State advocates and program and policy decision makers have multiple “entry points” to the system of services affecting children’s vision and eye health. Actions that strengthen screening protocols, improve access to diagnostic exams and treatment, and bolster capacity for surveillance and performance measurement all contribute to the development and support of a comprehensive approach. These actions could include:

  • Examining existing data to identify geographic, socioeconomic, and racial disparities in access to services and outcomes.
  • Identifying gaps in data capacity.
  • Clarifying existing state mandates, protocols, and guidelines for vision screening, and gauging the uniformity of their application across jurisdictions and the degree to which they align with current standards of practice.
  • Convening stakeholders for priority setting and planning. 

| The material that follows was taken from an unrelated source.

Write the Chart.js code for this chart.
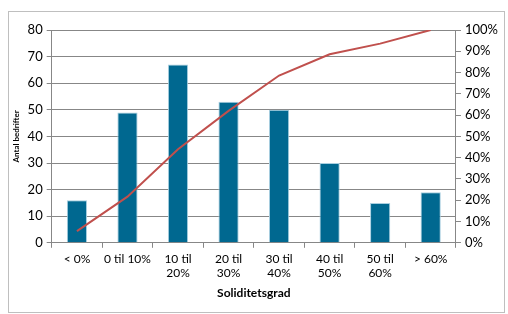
<!DOCTYPE html>
<html>
<head>
<meta charset="utf-8">
<script src="https://cdn.jsdelivr.net/npm/chart.js@4.4.0/dist/chart.umd.min.js"></script>
<style>
  html, body { margin: 0; padding: 0; background: #fff; }
  #wrap { position: relative; width: 508px; height: 314px; }
  #frame { position: absolute; left: 8px; top: 11px; width: 497px; height: 302px; border: 1px solid #bfbfbf; box-sizing: border-box; }
  canvas { position: absolute; left: 0; top: 0; }
</style>
</head>
<body>
<div id="wrap">
  <div id="frame"></div>
  <canvas id="grafico" width="508" height="314"></canvas>
</div>
<script>
// Kategorier og verdier lest fra figuren
const kategorier = [["< 0%"], ["0 til 10%"], ["10 til", "20%"], ["20 til", "30%"], ["30 til", "40%"], ["40 til", "50%"], ["50 til", "60%"], ["> 60%"]];
const antallBedrifter = [16, 49, 67, 53, 50, 30, 15, 19];
const kumulativProsent = [5.5, 21.7, 44, 62, 78.6, 88.6, 93.6, 100];

const fontFamily = "Lato, 'Open Sans', sans-serif";
const gridFarge = "#878787";

const ctx = document.getElementById("grafico").getContext("2d");

const myChart = new Chart(ctx, {
  type: "bar",
  data: {
    labels: kategorier,
    datasets: [
      {
        type: "line",
        data: kumulativProsent,
        yAxisID: "y1",
        borderColor: "#c0504d",
        borderWidth: 2,
        pointRadius: 0,
        tension: 0,
        order: 0,
      },
      {
        data: antallBedrifter,
        yAxisID: "y",
        backgroundColor: "#006890",
        borderColor: "#a9cfe0",
        borderWidth: 1,
        barPercentage: 0.8,
        categoryPercentage: 0.5,
        order: 1,
      },
    ],
  },
  options: {
    responsive: false,
    animation: false,
    layout: { padding: { left: 8, right: 6, top: 30, bottom: 10 } },
    plugins: {
      legend: { display: false },
      tooltip: { enabled: false },
    },
    scales: {
      x: {
        grid: {
          offset: true,
          drawOnChartArea: false,
          drawTicks: true,
          tickLength: 5,
          color: gridFarge,
        },
        border: { color: gridFarge },
        ticks: {
          color: "#000",
          font: { family: fontFamily, size: 12 },
          maxRotation: 0,
          padding: 4,
          lineHeight: 1.1,
        },
        title: {
          display: true,
          text: "Soliditetsgrad",
          color: "#000",
          font: { family: fontFamily, size: 12, weight: "bold" },
          padding: { top: 1 },
        },
      },
      y: {
        position: "left",
        min: 0,
        max: 80,
        ticks: {
          stepSize: 10,
          color: "#000",
          font: { family: fontFamily, size: 13 },
          padding: 4,
        },
        grid: { color: gridFarge, tickLength: 5 },
        border: { color: gridFarge },
        title: {
          display: true,
          text: "Antal bedrifter",
          color: "#000",
          font: { family: fontFamily, size: 8, weight: "bold" },
          padding: { bottom: 2 },
        },
      },
      y1: {
        position: "right",
        min: 0,
        max: 100,
        ticks: {
          stepSize: 10,
          color: "#000",
          font: { family: fontFamily, size: 13 },
          padding: 4,
          callback: (v) => v + "%",
        },
        grid: { drawOnChartArea: false, color: gridFarge, tickLength: 5 },
        border: { color: gridFarge },
      },
    },
  },
});
</script>
</body>
</html>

To be successful, these efforts require the knowledge, insights, and contributions of many stakeholders:

  • Families
  • Public health leaders
  • Ophthalmologists and Optometrists
  • Primary care providers (including pediatricians, community health centers, and other “medical homes”)
  • Early childhood educators
  • Early care and education agencies
  • Community organizations
  • Insurance providers, Medicaid/CHIP, and other funders
  • Epidemiologists and health information system specialists
  • Legislators

Each of these stakeholders has a unique role to play in building and sustaining a comprehensive, effective system. Working together, they—and you—can forge a stronger vision and eye care system, ultimately improving the health and wellbeing of all children in your state.